- What the task asks: Pictures do not belong in your copy. Repeat all the other data exactly.

★ ★ ★

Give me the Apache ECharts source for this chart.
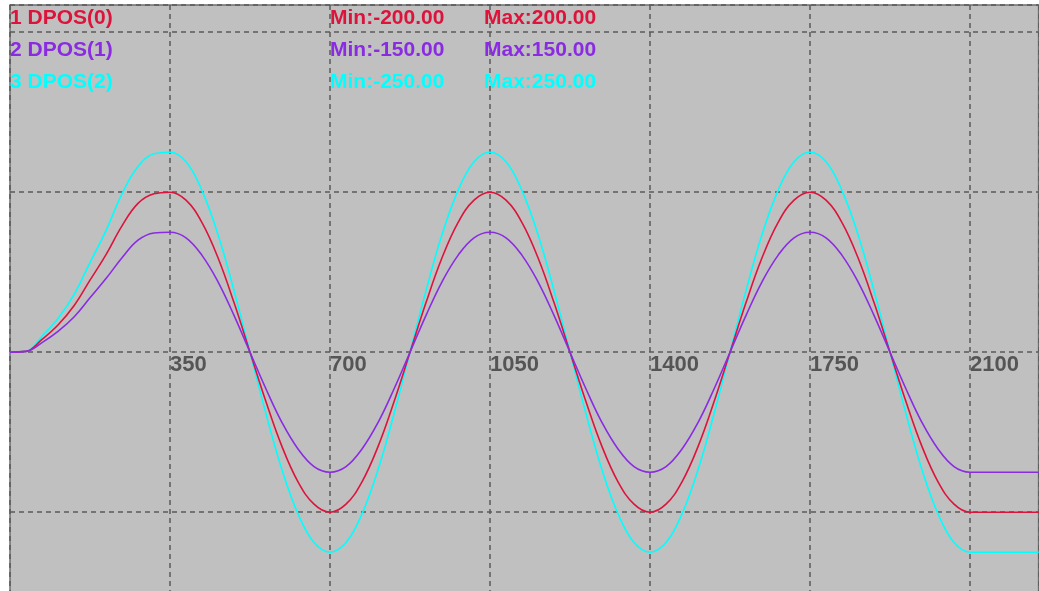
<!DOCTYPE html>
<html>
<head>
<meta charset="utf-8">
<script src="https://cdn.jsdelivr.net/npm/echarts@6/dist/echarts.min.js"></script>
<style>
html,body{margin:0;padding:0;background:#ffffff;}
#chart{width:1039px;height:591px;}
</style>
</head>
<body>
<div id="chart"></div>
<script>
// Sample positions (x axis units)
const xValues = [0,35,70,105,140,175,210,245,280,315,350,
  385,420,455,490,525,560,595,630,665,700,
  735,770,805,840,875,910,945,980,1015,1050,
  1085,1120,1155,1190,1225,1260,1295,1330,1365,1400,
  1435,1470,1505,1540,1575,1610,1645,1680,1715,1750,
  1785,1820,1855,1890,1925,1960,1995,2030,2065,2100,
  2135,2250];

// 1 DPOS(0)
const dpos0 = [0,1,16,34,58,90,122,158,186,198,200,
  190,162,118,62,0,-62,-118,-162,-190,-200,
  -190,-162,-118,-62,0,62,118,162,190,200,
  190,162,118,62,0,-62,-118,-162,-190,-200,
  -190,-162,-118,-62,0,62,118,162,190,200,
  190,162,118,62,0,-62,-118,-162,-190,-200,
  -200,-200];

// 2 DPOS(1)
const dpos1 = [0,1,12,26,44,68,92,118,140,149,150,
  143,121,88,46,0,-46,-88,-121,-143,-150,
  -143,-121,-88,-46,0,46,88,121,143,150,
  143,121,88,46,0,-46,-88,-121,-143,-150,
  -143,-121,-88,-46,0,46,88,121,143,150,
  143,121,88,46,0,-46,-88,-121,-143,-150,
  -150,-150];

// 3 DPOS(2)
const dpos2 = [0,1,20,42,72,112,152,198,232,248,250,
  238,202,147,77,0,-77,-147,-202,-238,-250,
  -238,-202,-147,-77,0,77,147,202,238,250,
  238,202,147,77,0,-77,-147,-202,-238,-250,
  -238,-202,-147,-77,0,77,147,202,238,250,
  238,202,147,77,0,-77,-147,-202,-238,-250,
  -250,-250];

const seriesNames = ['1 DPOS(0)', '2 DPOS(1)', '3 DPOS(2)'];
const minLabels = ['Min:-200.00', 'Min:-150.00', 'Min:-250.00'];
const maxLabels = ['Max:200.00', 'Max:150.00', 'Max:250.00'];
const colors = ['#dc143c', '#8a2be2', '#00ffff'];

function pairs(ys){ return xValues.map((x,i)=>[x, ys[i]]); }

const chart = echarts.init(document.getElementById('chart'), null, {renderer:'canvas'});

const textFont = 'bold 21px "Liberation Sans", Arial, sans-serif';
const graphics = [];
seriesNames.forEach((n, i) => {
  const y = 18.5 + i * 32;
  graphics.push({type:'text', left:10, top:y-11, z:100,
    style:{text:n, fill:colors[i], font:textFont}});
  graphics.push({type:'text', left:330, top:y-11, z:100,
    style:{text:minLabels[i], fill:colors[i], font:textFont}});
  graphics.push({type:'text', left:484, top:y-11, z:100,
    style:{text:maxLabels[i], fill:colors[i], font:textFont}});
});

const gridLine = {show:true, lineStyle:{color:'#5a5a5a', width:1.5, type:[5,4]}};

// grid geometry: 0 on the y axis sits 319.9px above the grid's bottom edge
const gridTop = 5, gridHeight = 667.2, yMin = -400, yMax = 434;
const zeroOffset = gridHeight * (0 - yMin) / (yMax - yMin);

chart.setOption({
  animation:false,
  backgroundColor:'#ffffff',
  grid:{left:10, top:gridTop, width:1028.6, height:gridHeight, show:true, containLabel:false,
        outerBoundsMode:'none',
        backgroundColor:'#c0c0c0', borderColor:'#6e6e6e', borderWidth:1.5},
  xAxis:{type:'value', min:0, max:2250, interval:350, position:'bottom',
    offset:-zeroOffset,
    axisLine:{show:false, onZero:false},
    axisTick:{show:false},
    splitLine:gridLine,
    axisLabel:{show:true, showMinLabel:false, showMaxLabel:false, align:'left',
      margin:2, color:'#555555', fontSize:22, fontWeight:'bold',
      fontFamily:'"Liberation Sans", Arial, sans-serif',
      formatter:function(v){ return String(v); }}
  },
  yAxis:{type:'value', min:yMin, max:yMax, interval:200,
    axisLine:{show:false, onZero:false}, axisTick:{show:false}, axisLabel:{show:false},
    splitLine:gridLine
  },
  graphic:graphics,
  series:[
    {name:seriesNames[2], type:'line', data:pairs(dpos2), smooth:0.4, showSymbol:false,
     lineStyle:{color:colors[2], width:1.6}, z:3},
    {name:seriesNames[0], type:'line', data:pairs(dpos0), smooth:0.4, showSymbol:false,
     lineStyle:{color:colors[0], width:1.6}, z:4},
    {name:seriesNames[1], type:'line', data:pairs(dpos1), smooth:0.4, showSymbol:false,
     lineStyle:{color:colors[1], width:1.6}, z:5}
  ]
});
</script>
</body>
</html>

★ ★ ★

- Written solution:
Give me the Apache ECharts source for this chart.
<!DOCTYPE html>
<html>
<head>
<meta charset="utf-8">
<script src="https://cdn.jsdelivr.net/npm/echarts@6/dist/echarts.min.js"></script>
<style>
html,body{margin:0;padding:0;background:#ffffff;}
#chart{width:1039px;height:591px;}
</style>
</head>
<body>
<div id="chart"></div>
<script>
// Sample positions (x axis units)
const xValues = [0,35,70,105,140,175,210,245,280,315,350,
  385,420,455,490,525,560,595,630,665,700,
  735,770,805,840,875,910,945,980,1015,1050,
  1085,1120,1155,1190,1225,1260,1295,1330,1365,1400,
  1435,1470,1505,1540,1575,1610,1645,1680,1715,1750,
  1785,1820,1855,1890,1925,1960,1995,2030,2065,2100,
  2135,2250];

// 1 DPOS(0)
const dpos0 = [0,1,16,34,58,90,122,158,186,198,200,
  190,162,118,62,0,-62,-118,-162,-190,-200,
  -190,-162,-118,-62,0,62,118,162,190,200,
  190,162,118,62,0,-62,-118,-162,-190,-200,
  -190,-162,-118,-62,0,62,118,162,190,200,
  190,162,118,62,0,-62,-118,-162,-190,-200,
  -200,-200];

// 2 DPOS(1)
const dpos1 = [0,1,12,26,44,68,92,118,140,149,150,
  143,121,88,46,0,-46,-88,-121,-143,-150,
  -143,-121,-88,-46,0,46,88,121,143,150,
  143,121,88,46,0,-46,-88,-121,-143,-150,
  -143,-121,-88,-46,0,46,88,121,143,150,
  143,121,88,46,0,-46,-88,-121,-143,-150,
  -150,-150];

// 3 DPOS(2)
const dpos2 = [0,1,20,42,72,112,152,198,232,248,250,
  238,202,147,77,0,-77,-147,-202,-238,-250,
  -238,-202,-147,-77,0,77,147,202,238,250,
  238,202,147,77,0,-77,-147,-202,-238,-250,
  -238,-202,-147,-77,0,77,147,202,238,250,
  238,202,147,77,0,-77,-147,-202,-238,-250,
  -250,-250];

const seriesNames = ['1 DPOS(0)', '2 DPOS(1)', '3 DPOS(2)'];
const minLabels = ['Min:-200.00', 'Min:-150.00', 'Min:-250.00'];
const maxLabels = ['Max:200.00', 'Max:150.00', 'Max:250.00'];
const colors = ['#dc143c', '#8a2be2', '#00ffff'];

function pairs(ys){ return xValues.map((x,i)=>[x, ys[i]]); }

const chart = echarts.init(document.getElementById('chart'), null, {renderer:'canvas'});

const textFont = 'bold 21px "Liberation Sans", Arial, sans-serif';
const graphics = [];
seriesNames.forEach((n, i) => {
  const y = 18.5 + i * 32;
  graphics.push({type:'text', left:10, top:y-11, z:100,
    style:{text:n, fill:colors[i], font:textFont}});
  graphics.push({type:'text', left:330, top:y-11, z:100,
    style:{text:minLabels[i], fill:colors[i], font:textFont}});
  graphics.push({type:'text', left:484, top:y-11, z:100,
    style:{text:maxLabels[i], fill:colors[i], font:textFont}});
});

const gridLine = {show:true, lineStyle:{color:'#5a5a5a', width:1.5, type:[5,4]}};

// grid geometry: 0 on the y axis sits 319.9px above the grid's bottom edge
const gridTop = 5, gridHeight = 667.2, yMin = -400, yMax = 434;
const zeroOffset = gridHeight * (0 - yMin) / (yMax - yMin);

chart.setOption({
  animation:false,
  backgroundColor:'#ffffff',
  grid:{left:10, top:gridTop, width:1028.6, height:gridHeight, show:true, containLabel:false,
        outerBoundsMode:'none',
        backgroundColor:'#c0c0c0', borderColor:'#6e6e6e', borderWidth:1.5},
  xAxis:{type:'value', min:0, max:2250, interval:350, position:'bottom',
    offset:-zeroOffset,
    axisLine:{show:false, onZero:false},
    axisTick:{show:false},
    splitLine:gridLine,
    axisLabel:{show:true, showMinLabel:false, showMaxLabel:false, align:'left',
      margin:2, color:'#555555', fontSize:22, fontWeight:'bold',
      fontFamily:'"Liberation Sans", Arial, sans-serif',
      formatter:function(v){ return String(v); }}
  },
  yAxis:{type:'value', min:yMin, max:yMax, interval:200,
    axisLine:{show:false, onZero:false}, axisTick:{show:false}, axisLabel:{show:false},
    splitLine:gridLine
  },
  graphic:graphics,
  series:[
    {name:seriesNames[2], type:'line', data:pairs(dpos2), smooth:0.4, showSymbol:false,
     lineStyle:{color:colors[2], width:1.6}, z:3},
    {name:seriesNames[0], type:'line', data:pairs(dpos0), smooth:0.4, showSymbol:false,
     lineStyle:{color:colors[0], width:1.6}, z:4},
    {name:seriesNames[1], type:'line', data:pairs(dpos1), smooth:0.4, showSymbol:false,
     lineStyle:{color:colors[1], width:1.6}, z:5}
  ]
});
</script>
</body>
</html>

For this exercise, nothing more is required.